Looking at the PCC value on its own without context can be misleading. As with any statistic, the PCC should be used to identify potentially problematic areas, at which point other statistics should be considered. In the context of an exam a subject matter expert may be required to confirm whether the problem lies with the item or the teaching.

As an example, the GIF below illustrates how the PCC, as well as other statistics, can be pretty meaningless if they are not used in context.

The GIF is called the datasaurus dozen – it shows 12 pieces of data plotted on a graph, each of which have the same x & y means, standard deviations, and the same PCC, yet the data itself is very different. Even when the points are in transformation between the 12 graphs, they still give the same measurements! 

 

Datasaurus dozen

 

In conclusion

The Pearson’s product moment correlation coefficient (PCC) is used widely to confirm that the items, questions or scenarios within an exam have high correlation with the total exam mark to ensure that the exam is internally consistent.
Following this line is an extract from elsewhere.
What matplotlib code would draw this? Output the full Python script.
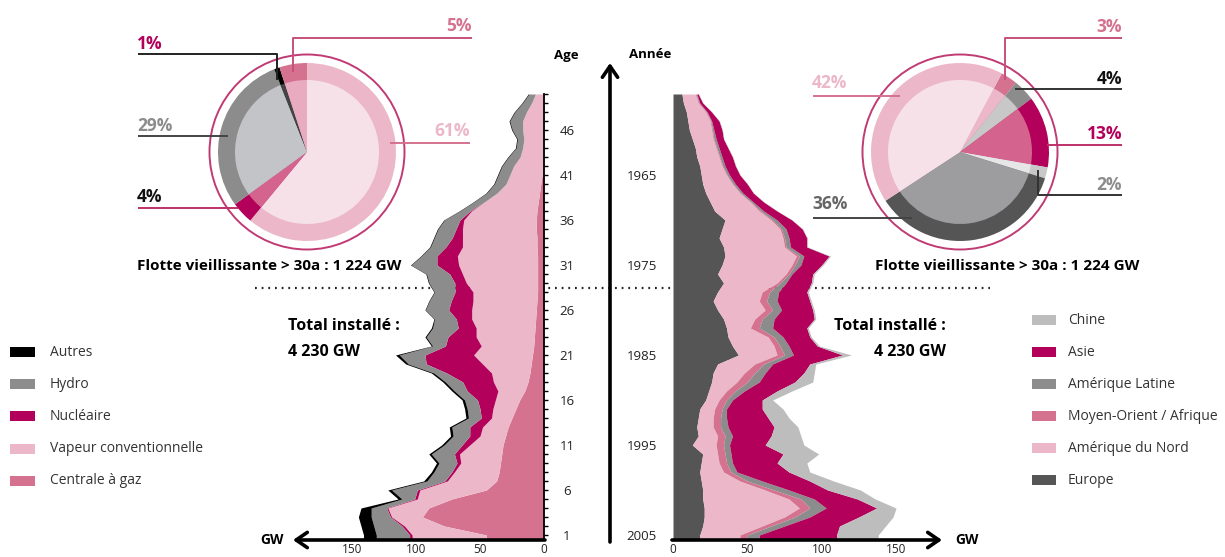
import numpy as np
import matplotlib
matplotlib.use("Agg")
import matplotlib.pyplot as plt
from matplotlib.patches import Rectangle, Circle

plt.rcParams['font.family'] = ['Open Sans', 'DejaVu Sans']

# ---------------- data ----------------
ages = np.arange(1, 51)
# left: capacity (GW) by age of plant, ages 1..50
gaz = [45, 78, 95, 90, 72, 45, 37, 35, 34, 33, 32, 30, 28, 25, 22, 19, 15, 12.5, 11, 10,
       9, 8, 7.5, 7, 6.5, 6, 5.5, 5, 5, 5, 5, 5, 5.5, 5.5, 6, 6, 5.5, 4.5, 3.5, 2.5,
       1.5, 1, 0.5, 0.5, 0.5, 0.5, 0.5, 0.5, 0.5, 0.5]
vapeur = [58, 31, 24, 32, 27, 52, 38.5, 35, 31, 33, 26, 20, 20, 16, 18, 19, 21, 27, 30, 38,
          46, 41, 45.5, 46, 50, 50.5, 50, 50.5, 55.7, 58.7, 61.7, 62.7, 58.2, 58.2, 57.7, 56.7, 51.2, 42.2, 33.2, 27.2,
          25.2, 22.7, 18.2, 16.2, 15.2, 16.2, 16.2, 13.2, 9.2, 6.2]
nucleaire = [2, 2, 1, 1, 2, 2, 2, 2, 3, 4, 6, 8, 10, 8, 10, 14, 24, 24, 35, 44,
             38, 28, 22, 14, 12, 18, 17, 14, 9, 10, 17, 16, 13, 8, 5, 3, 1, 0, 0, 0,
             0, 0, 0, 0, 0, 0, 0, 0, 0, 0]
hydro = [26, 22, 15, 12, 10, 20, 14, 14, 14, 18, 14, 13, 14, 10, 10, 10, 10, 13.5, 10, 14,
         20, 10, 17, 20, 17, 18, 17, 16, 20, 18, 20, 12, 12, 14, 14, 12, 8, 8, 8, 9,
         9, 9, 9, 5, 5, 8, 10, 9, 7, 5]
autres = [10, 10, 10, 8, 3, 3, 2.5, 2, 2, 2, 2, 2, 2, 2, 2, 2, 2, 2, 2, 2,
          3, 1, 1, 1, 0.5, 0.5, 0.5, 0.5, 0.6, 0.6, 0.6, 0.6, 0.6, 0.6, 0.6, 0.6, 0.6, 0.6, 0.6, 0.6,
          0.6, 0.6, 0.6, 0.6, 0.6, 0.6, 0.6, 0.6, 0.6, 0.6]

years = np.arange(1956, 2006)
europe = [6, 7, 9, 10, 11, 13, 15, 16, 18, 19, 20, 22, 25, 28, 35, 33, 31, 34, 35, 33,
          30, 34, 30, 27, 30, 34, 36, 37, 40, 44, 30, 27, 26, 24, 22, 18, 17, 16, 17, 13,
          20, 19, 18, 19, 20, 20, 21, 21, 20, 18]
am_nord = [9, 10, 13, 15, 15, 14, 14, 15, 15, 17, 20, 23, 27, 30, 31, 39, 43, 41, 48, 47,
           46, 36, 30, 31, 32, 21, 16, 27, 28, 26, 25, 21, 17, 12, 9, 10, 10, 11, 13, 16,
           10, 12, 16, 26, 42, 58, 64, 54, 40, 27]
moyen_orient = [.5] * 10 + [.5, .5, .5, 1, 1, 1, 1, 1, 2, 2,
                            2, 2, 5, 5, 5, 5, 6, 4, 4, 5, 6, 7, 7, 6, 5, 5, 5, 5, 5, 5,
                            5, 5, 5, 5, 6, 8, 7, 7, 6, 5]
am_latine = [.5, .5, .5, .5, 1, 1.5, 1.5, 1.5, 1.5, 1.5, 1.5, 1.5, 1.5, 2, 3, 3, 3, 3, 3, 4,
             2, 4, 6, 7, 6, 8, 9, 6, 6, 6, 6, 7, 8, 6, 4, 3, 4, 5, 5, 4,
             4, 4, 4, 10, 10, 9, 11, 10, 9, 8]
asie = [1, 2, 3, 5, 5.5, 5, 6, 7, 7, 7, 8, 7, 7, 9, 10, 11, 12, 11, 17, 14,
        14, 17, 19, 22, 21, 27, 23, 18, 19, 33, 25, 26, 24, 22, 20, 24, 28, 31, 26, 24,
        35, 30, 35, 32, 26, 29, 34, 33, 37, 52]
chine = [.3] * 10 + [.3, .3, .3, .3, .3, .3, .5, .5, 1, 1,
                     1, 1, 1, 1, 1, 1, 1, 1, 1.5, 6, 4, 7, 12, 10, 7, 14, 14, 16, 20, 26,
                     24, 20, 14, 16, 22, 12, 13, 23, 31, 28]

pie_left_labels = ['Vapeur conventionnelle', 'Nucléaire', 'Hydro', 'Autres', 'Centrale à gaz']
pie_left_values = [61, 4, 29, 1, 5]
pie_right_labels = ['Moyen-Orient / Afrique', 'Amérique Latine', 'Asie', 'Chine', 'Europe', 'Amérique du Nord']
pie_right_values = [3, 4, 13, 2, 36, 42]

age_ticks = np.arange(1, 50, 5)
year_ticks = [1965, 1975, 1985, 1995, 2005]
gw_ticks_left = [150, 100, 50, 0]
gw_ticks_right = [0, 50, 100, 150]

# ---------------- colours ----------------
C_BLACK = '#000000'
C_GRAY = '#8c8c8c'
C_MAG = '#b3005a'
C_LPINK = '#ebb7c9'
C_MPINK = '#d4728f'
C_LGRAY = '#bdbdbd'
C_DGRAY = '#555555'

W, H = 1225, 557
fig = plt.figure(figsize=(W / 100, H / 100), dpi=100)


def px_axes(x0, y0, x1, y1):
    return fig.add_axes([x0 / W, 1 - y1 / H, (x1 - x0) / W, (y1 - y0) / H])


# background axes (dotted line)
bg = fig.add_axes([0, 0, 1, 1])
bg.set_xlim(0, W); bg.set_ylim(H, 0); bg.axis('off')
bg.plot([255, 990], [288, 288], color='#222222', lw=1.6, linestyle=(0, (0.8, 2.2)), zorder=0)

# ---------------- left chart ----------------
axl = px_axes(295, 94, 544, 540)
axl.patch.set_alpha(0)
axl.set_xlim((544 - 295) / 1.28, 0)
axl.set_ylim(0.444, 50)
ypad = np.concatenate([[0.444], ages])
left_layers = [(gaz, C_MPINK), (vapeur, C_LPINK), (nucleaire, C_MAG), (hydro, C_GRAY), (autres, C_BLACK)]
base = np.zeros(len(ages))
for vals, col in left_layers:
    v = np.asarray(vals, float)
    top = base + v
    axl.fill_betweenx(ypad, np.r_[base[0], base], np.r_[top[0], top], color=col, lw=0)
    base = top
for s in ['left', 'top', 'bottom']:
    axl.spines[s].set_visible(False)
axl.spines['right'].set_linewidth(1.3)
axl.yaxis.tick_right()
axl.set_yticks(age_ticks)
axl.set_yticks(ages, minor=True)
axl.tick_params(axis='y', which='both', direction='out', length=3, width=1, pad=13.5,
                labelsize=9.5, labelcolor='#222222')
for lab in axl.get_yticklabels():
    lab.set_horizontalalignment('center')
axl.set_xticks(gw_ticks_left)
axl.tick_params(axis='x', length=0, pad=2.5, labelsize=8.5, labelcolor='#222222')

# ---------------- right chart ----------------
axr = px_axes(673, 94, 940, 540)
axr.patch.set_alpha(0)
axr.set_xlim(0, (940 - 673) / 1.487)
axr.set_ylim(2005.556, 1956)
ypr = np.concatenate([years, [2005.556]])
right_layers = [(europe, C_DGRAY), (am_nord, C_LPINK), (moyen_orient, C_MPINK),
                (am_latine, C_GRAY), (asie, C_MAG), (chine, C_LGRAY)]
base = np.zeros(len(years))
for vals, col in right_layers:
    v = np.asarray(vals, float)
    top = base + v
    axr.fill_betweenx(ypr, np.r_[base, base[-1]], np.r_[top, top[-1]], color=col, lw=0)
    base = top
for s in axr.spines.values():
    s.set_visible(False)
axr.set_yticks(year_ticks)
axr.tick_params(axis='y', length=0, pad=11.5, labelsize=9.5, labelcolor='#222222')
axr.set_xticks(gw_ticks_right)
axr.tick_params(axis='x', length=0, pad=2.5, labelsize=8.5, labelcolor='#222222')

# ---------------- pies ----------------
def draw_pie(cx, cy, values, ring_cols, inner_cols, start):
    ax = px_axes(cx - 100, cy - 100, cx + 100, cy + 100)
    ax.pie(values, radius=89, colors=ring_cols, startangle=start, counterclock=False,
           wedgeprops=dict(linewidth=0))
    ax.pie(values, radius=72, colors=inner_cols, startangle=start, counterclock=False,
           wedgeprops=dict(linewidth=0))
    ax.add_patch(Circle((0, 0), 97.5, fill=False, ec='#c03a74', lw=1.4))
    ax.set_xlim(-100, 100); ax.set_ylim(-100, 100)
    ax.set_aspect('equal'); ax.axis('off')
    return ax

draw_pie(307, 152, pie_left_values,
         [C_LPINK, C_MAG, C_GRAY, C_BLACK, C_MPINK],
         ['#f7e1e9', '#d4648e', '#c3c4c8', '#444444', '#e9abbf'], 90)
draw_pie(960, 152, pie_right_values,
         [C_MPINK, C_GRAY, C_MAG, '#c8c8c8', C_DGRAY, C_LPINK],
         ['#ebb7c9', '#c8c8c8', '#d4648e', '#e6e6e6', '#9d9d9f', '#f7e1e9'], 62)

# ---------------- overlay ----------------
ov = fig.add_axes([0, 0, 1, 1])
ov.set_xlim(0, W); ov.set_ylim(H, 0); ov.axis('off'); ov.patch.set_alpha(0)

arrow = dict(arrowstyle='->,head_length=0.8,head_width=0.55', lw=2.6, color='black',
             shrinkA=0, shrinkB=0)
ov.annotate('', xy=(293, 540), xytext=(545, 540), arrowprops=arrow)
ov.annotate('', xy=(942, 540), xytext=(672, 540), arrowprops=arrow)
ov.annotate('', xy=(610, 63), xytext=(610, 542), arrowprops=arrow)
ov.text(272, 540, 'GW', ha='center', va='center', fontsize=10, fontweight='bold')
ov.text(967, 540, 'GW', ha='center', va='center', fontsize=10, fontweight='bold')
ov.text(566, 55, 'Age', ha='center', va='center', fontsize=9.5, fontweight='bold')
ov.text(650, 55, 'Année', ha='center', va='center', fontsize=9.5, fontweight='bold')

ov.text(137, 266, 'Flotte vieillissante > 30a : 1 224 GW', ha='left', va='center',
        fontsize=11, fontweight='bold')
ov.text(875, 266, 'Flotte vieillissante > 30a : 1 224 GW', ha='left', va='center',
        fontsize=11, fontweight='bold')
ov.text(288, 326, 'Total installé :', ha='left', va='center', fontsize=11.5, fontweight='bold')
ov.text(288, 352, '4 230 GW', ha='left', va='center', fontsize=11.5, fontweight='bold')
ov.text(946, 326, 'Total installé :', ha='right', va='center', fontsize=11.5, fontweight='bold')
ov.text(946, 352, '4 230 GW', ha='right', va='center', fontsize=11.5, fontweight='bold')

# pie labels
def plabel(txt, tx, ty, ha, tcol, pts, lcol):
    ov.text(tx, ty, txt, ha=ha, va='center', fontsize=12.5, fontweight='bold', color=tcol)
    xs, ys = zip(*pts)
    ov.plot(xs, ys, color=lcol, lw=1.4, solid_capstyle='butt')

plabel('5%', 472, 26, 'right', C_MPINK, [(293, 72), (293, 38), (472, 38)], '#c8507a')
plabel('1%', 137, 44, 'left', C_MAG, [(138, 54), (277, 54), (277, 80)], '#222222')
plabel('29%', 137, 126, 'left', C_GRAY, [(138, 136), (228, 136)], '#444444')
plabel('4%', 137, 197, 'left', '#111111', [(138, 208), (238, 208)], '#c0306a')
plabel('61%', 470, 131, 'right', C_LPINK, [(390, 143), (470, 143)], C_MPINK)

plabel('3%', 1122, 27, 'right', C_MPINK, [(1005, 80), (1005, 38), (1122, 38)], '#c8507a')
plabel('4%', 1122, 79, 'right', '#111111', [(1015, 89), (1122, 89)], '#333333')
plabel('13%', 1122, 134, 'right', C_MAG, [(1047, 145), (1122, 145)], '#c0306a')
plabel('2%', 1122, 185, 'right', C_GRAY, [(1038, 170), (1038, 195), (1122, 195)], '#333333')
plabel('42%', 812, 83, 'left', C_LPINK, [(813, 96), (900, 96)], C_MPINK)
plabel('36%', 812, 204, 'left', '#666666', [(813, 218), (912, 218)], '#444444')

# legends
left_leg = [('Autres', C_BLACK), ('Hydro', C_GRAY), ('Nucléaire', C_MAG),
            ('Vapeur conventionnelle', C_LPINK), ('Centrale à gaz', C_MPINK)]
for i, (lab, col) in enumerate(left_leg):
    y = 352 + i * 32.2
    ov.add_patch(Rectangle((10, y - 5), 25, 10, color=col, lw=0))
    ov.text(50, y, lab, ha='left', va='center', fontsize=10, color='#333333')

right_leg = [('Chine', C_LGRAY), ('Asie', C_MAG), ('Amérique Latine', C_GRAY),
             ('Moyen-Orient / Afrique', C_MPINK), ('Amérique du Nord', C_LPINK), ('Europe', C_DGRAY)]
for i, (lab, col) in enumerate(right_leg):
    y = 320 + i * 32
    ov.add_patch(Rectangle((1032, y - 5), 24, 10, color=col, lw=0))
    ov.text(1068, y, lab, ha='left', va='center', fontsize=10, color='#333333')

fig.savefig('out.png', dpi=100)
It is a flexible statistic that can be calculated at the item, question and scenario levels. It can also handle non-dichotomous items unlike point biserial, and handle more advanced marking schemes, unlike biserial. As a result, the option to calculate the PCC is offered within Maxexam at the item, question and scenario levels.

However, in common with other statistics the PCC does need to be used alongside other statistics to confirm that what it is telling you is what you think it is! Maxexam’s post exam analysis tools can help here, by identifying problematic items given a set of desired criteria, one of which is the PCC. This would signal a requirement for further investigation.